Michael Waterstone is the senior vice president and 18th dean of LMU Loyola Law School, Los Angeles. Waterstone's tenure began on June 1, 2016.
Waterstone is a nationally recognized expert in disability and civil rights law. His recent articles have appeared in the Harvard Law Review, Emory Law Review, Notre Dame Law Review, Minnesota Law Review, Duke Law Journal, Vanderbilt Law Review, William and Mary Law Review, and Northwestern Law Review, amongst others. He also is a co-author of a casebook on Disability Law.
He has consulted on projects for the National Council on Disability and testified before the United States Senate on issues related to voters with disabilities and older voters. Internationally, he has worked with foreign governments, non-governmental organizations, and academic institutions on disability rights laws in Israel, Japan, China, Bangladesh, Ireland, and Vietnam, amongst others. He is an associated colleague with the Harvard Law School Project on Disability, and in 2012, received a grant from the Japan Foundation to work on shared understandings of US and Japanese Disability Law. He is also on the Fulbright Specialist Roster and recently completed a project at the National University of Ireland in Galway.

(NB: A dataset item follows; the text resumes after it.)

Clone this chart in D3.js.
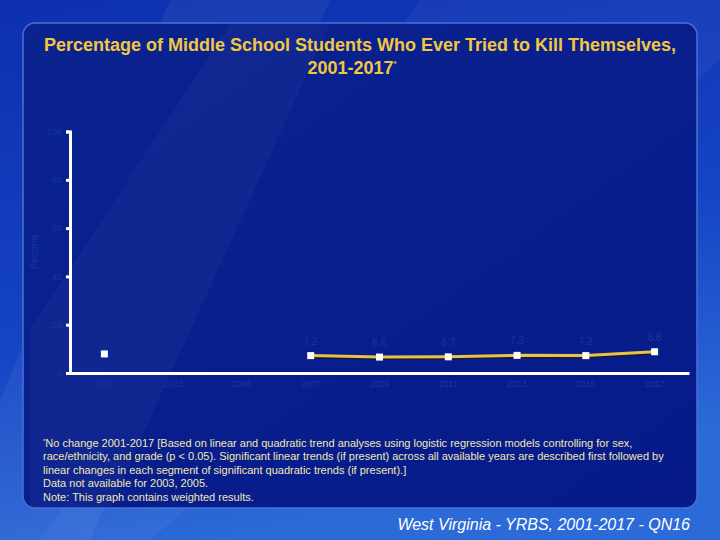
<!DOCTYPE html>
<html>
<head>
<meta charset="utf-8">
<script src="https://cdn.jsdelivr.net/npm/d3@7"></script>
<style>
  body { margin: 0; background: #1540c0; }
  svg { display: block; font-family: Arial, "Liberation Sans", sans-serif; }
</style>
</head>
<body>
<svg id="main" width="720" height="540"></svg>
<script>
// Данные графика
const years = ['2001', '2003', '2005', '2007', '2009', '2011', '2013', '2015', '2017'];
const percents = [7.9, null, null, 7.2, 6.6, 6.7, 7.3, 7.2, 8.8];
const pointLabels = [null, null, null, '7.2', '6.6', '6.7', '7.3', '7.2', '8.8'];
const yTicks = [0, 20, 40, 60, 80, 100];

const footnotes = [
    'No change 2001-2017 [Based on linear and quadratic trend analyses using logistic regression models controlling for sex,',
    'race/ethnicity, and grade (p < 0.05). Significant linear trends (if present) across all available years are described first followed by',
    'linear changes in each segment of significant quadratic trends (if present).]',
    'Data not available for 2003, 2005.',
    'Note: This graph contains weighted results.'
];

const svg = d3.select('svg#main');
const defs = svg.append('defs');

// Фон слайда
const bgGrad = defs.append('linearGradient')
    .attr('id', 'bg-grad').attr('x1', 0).attr('y1', 0).attr('x2', 0.3).attr('y2', 1);
bgGrad.append('stop').attr('offset', '0%').attr('stop-color', '#0c2fae');
bgGrad.append('stop').attr('offset', '60%').attr('stop-color', '#1544c4');
bgGrad.append('stop').attr('offset', '100%').attr('stop-color', '#2c6ad8');

svg.append('rect').attr('width', 720).attr('height', 540).attr('fill', 'url(#bg-grad)');

// Светлые диагональные полосы
svg.append('polygon')
    .attr('points', '170,0 330,0 90,540 0,540 0,400')
    .attr('fill', '#ffffff').attr('opacity', 0.05);
svg.append('polygon')
    .attr('points', '420,0 720,0 720,60 150,540 40,540')
    .attr('fill', '#ffffff').attr('opacity', 0.04);

// Панель
const panelGrad = defs.append('linearGradient')
    .attr('id', 'panel-grad').attr('x1', 0).attr('y1', 0).attr('x2', 1).attr('y2', 1);
panelGrad.append('stop').attr('offset', '0%').attr('stop-color', '#0a238f');
panelGrad.append('stop').attr('offset', '100%').attr('stop-color', '#061a8a');

svg.append('rect')
    .attr('x', 23).attr('y', 23)
    .attr('width', 674).attr('height', 485)
    .attr('rx', 12)
    .attr('fill', 'url(#panel-grad)')
    .attr('stroke', '#4a70d8')
    .attr('stroke-width', 1.5);

// Полоса внутри панели
svg.append('polygon')
    .attr('points', '230,24 330,24 110,507 30,507 30,330')
    .attr('fill', '#ffffff').attr('opacity', 0.03);

// Заголовок
const title = svg.append('text')
    .attr('text-anchor', 'middle')
    .attr('fill', '#f2c740')
    .attr('font-size', 18)
    .attr('font-weight', 'bold');
title.append('tspan').attr('x', 360).attr('y', 51)
    .text('Percentage of Middle School Students Who Ever Tried to Kill Themselves,');
title.append('tspan').attr('x', 352).attr('y', 74).text('2001-2017');
title.append('tspan').attr('font-size', 8).attr('dy', -8).text('*');

// Шкалы
const margin = { left: 70, right: 689, top: 131.5, bottom: 373 };

const x = d3.scaleBand()
    .domain(years)
    .range([margin.left, margin.right]);

const y = d3.scaleLinear()
    .domain([0, 100])
    .range([margin.bottom, margin.top]);

const axisColor = '#1636a2';

// Ось Y
const yAxis = svg.append('g')
    .attr('transform', `translate(${margin.left},0)`)
    .call(d3.axisLeft(y).tickValues(yTicks).tickSize(4).tickPadding(4));
yAxis.select('.domain').attr('stroke', '#ffffff').attr('stroke-width', 3);
yAxis.selectAll('.tick line').attr('stroke', '#ffffff').attr('stroke-width', 3);
yAxis.selectAll('.tick text').attr('fill', axisColor).attr('font-size', 9);

svg.append('text')
    .attr('transform', `translate(38,${y(50)}) rotate(-90)`)
    .attr('text-anchor', 'middle')
    .attr('fill', axisColor)
    .attr('font-size', 10)
    .text('Percent');

// Ось X
const xAxis = svg.append('g')
    .attr('transform', `translate(0,${margin.bottom})`)
    .call(d3.axisBottom(x).tickSize(0).tickPadding(8));
xAxis.select('.domain').attr('stroke', '#ffffff').attr('stroke-width', 3);
xAxis.selectAll('.tick text').attr('fill', axisColor).attr('font-size', 9);

// Данные точек
const points = years.map((yr, i) => ({ year: yr, value: percents[i], label: pointLabels[i] }));
const cx = d => x(d.year) + x.bandwidth() / 2;

const line = d3.line()
    .defined(d => d.value !== null)
    .x(cx)
    .y(d => y(d.value));

// Тень линии
svg.append('path')
    .datum(points)
    .attr('fill', 'none')
    .attr('stroke', '#1a1a30')
    .attr('stroke-width', 3)
    .attr('transform', 'translate(1,1.5)')
    .attr('d', line);

svg.append('path')
    .datum(points)
    .attr('fill', 'none')
    .attr('stroke', '#e8c34a')
    .attr('stroke-width', 3)
    .attr('d', line);

const valid = points.filter(d => d.value !== null);

svg.selectAll('.marker')
    .data(valid)
    .join('rect')
    .attr('class', 'marker')
    .attr('x', d => cx(d) - 3.5)
    .attr('y', d => y(d.value) - 3.5)
    .attr('width', 7)
    .attr('height', 7)
    .attr('fill', '#ffffff');

svg.selectAll('.point-label')
    .data(valid.filter(d => d.label))
    .join('text')
    .attr('class', 'point-label')
    .attr('x', cx)
    .attr('y', d => y(d.value) - 11)
    .attr('text-anchor', 'middle')
    .attr('fill', axisColor)
    .attr('font-size', 10)
    .text(d => d.label);

// Сноски
const notes = svg.append('g').attr('fill', '#f3e7b0').attr('font-size', 11);
footnotes.forEach((t, i) => {
    const txt = notes.append('text').attr('x', 43).attr('y', 447 + i * 13.4);
    if (i === 0) {
        txt.append('tspan').attr('font-size', 6).attr('dy', -4).text('*');
        txt.append('tspan').attr('dy', 4).text(t);
    } else {
        txt.text(t);
    }
});

// Подпись источника
svg.append('text')
    .attr('x', 690).attr('y', 530)
    .attr('text-anchor', 'end')
    .attr('fill', '#ffffff')
    .attr('font-size', 16)
    .attr('font-style', 'italic')
    .text('West Virginia - YRBS, 2001-2017 - QN16');
</script>
</body>
</html>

Waterstone joined Loyola's faculty in the fall of 2006. From 2009-2014 he also served as Loyola's Associate Dean for Research and Academic Centers. In academic year 2014-2015, he was a visiting professor at Northwestern University School of Law, where the students selected him as the Outstanding First Year Professor. Prior to his tenure with Loyola Law School, he taught at the University of Mississippi Law School. He also worked as an associate in the Los Angeles law firm of Munger, Tolles, & Olson for three years. Following law school, Waterstone clerked for the Honorable Richard S. Arnold on the United States Court of Appeals for the Eighth Circuit.
Waterstone was elected to the American Law Institute in 2012. He is also on the American Association of Law Schools Task Force on Professional Development, and is former president of the sections on Disability Law and Law & Mental Disability. Waterstone was a member of the California State Bar's Commission on Access and Fairness and a former Commissioner on the American Bar Association's Commission on Physical and Mental Disability.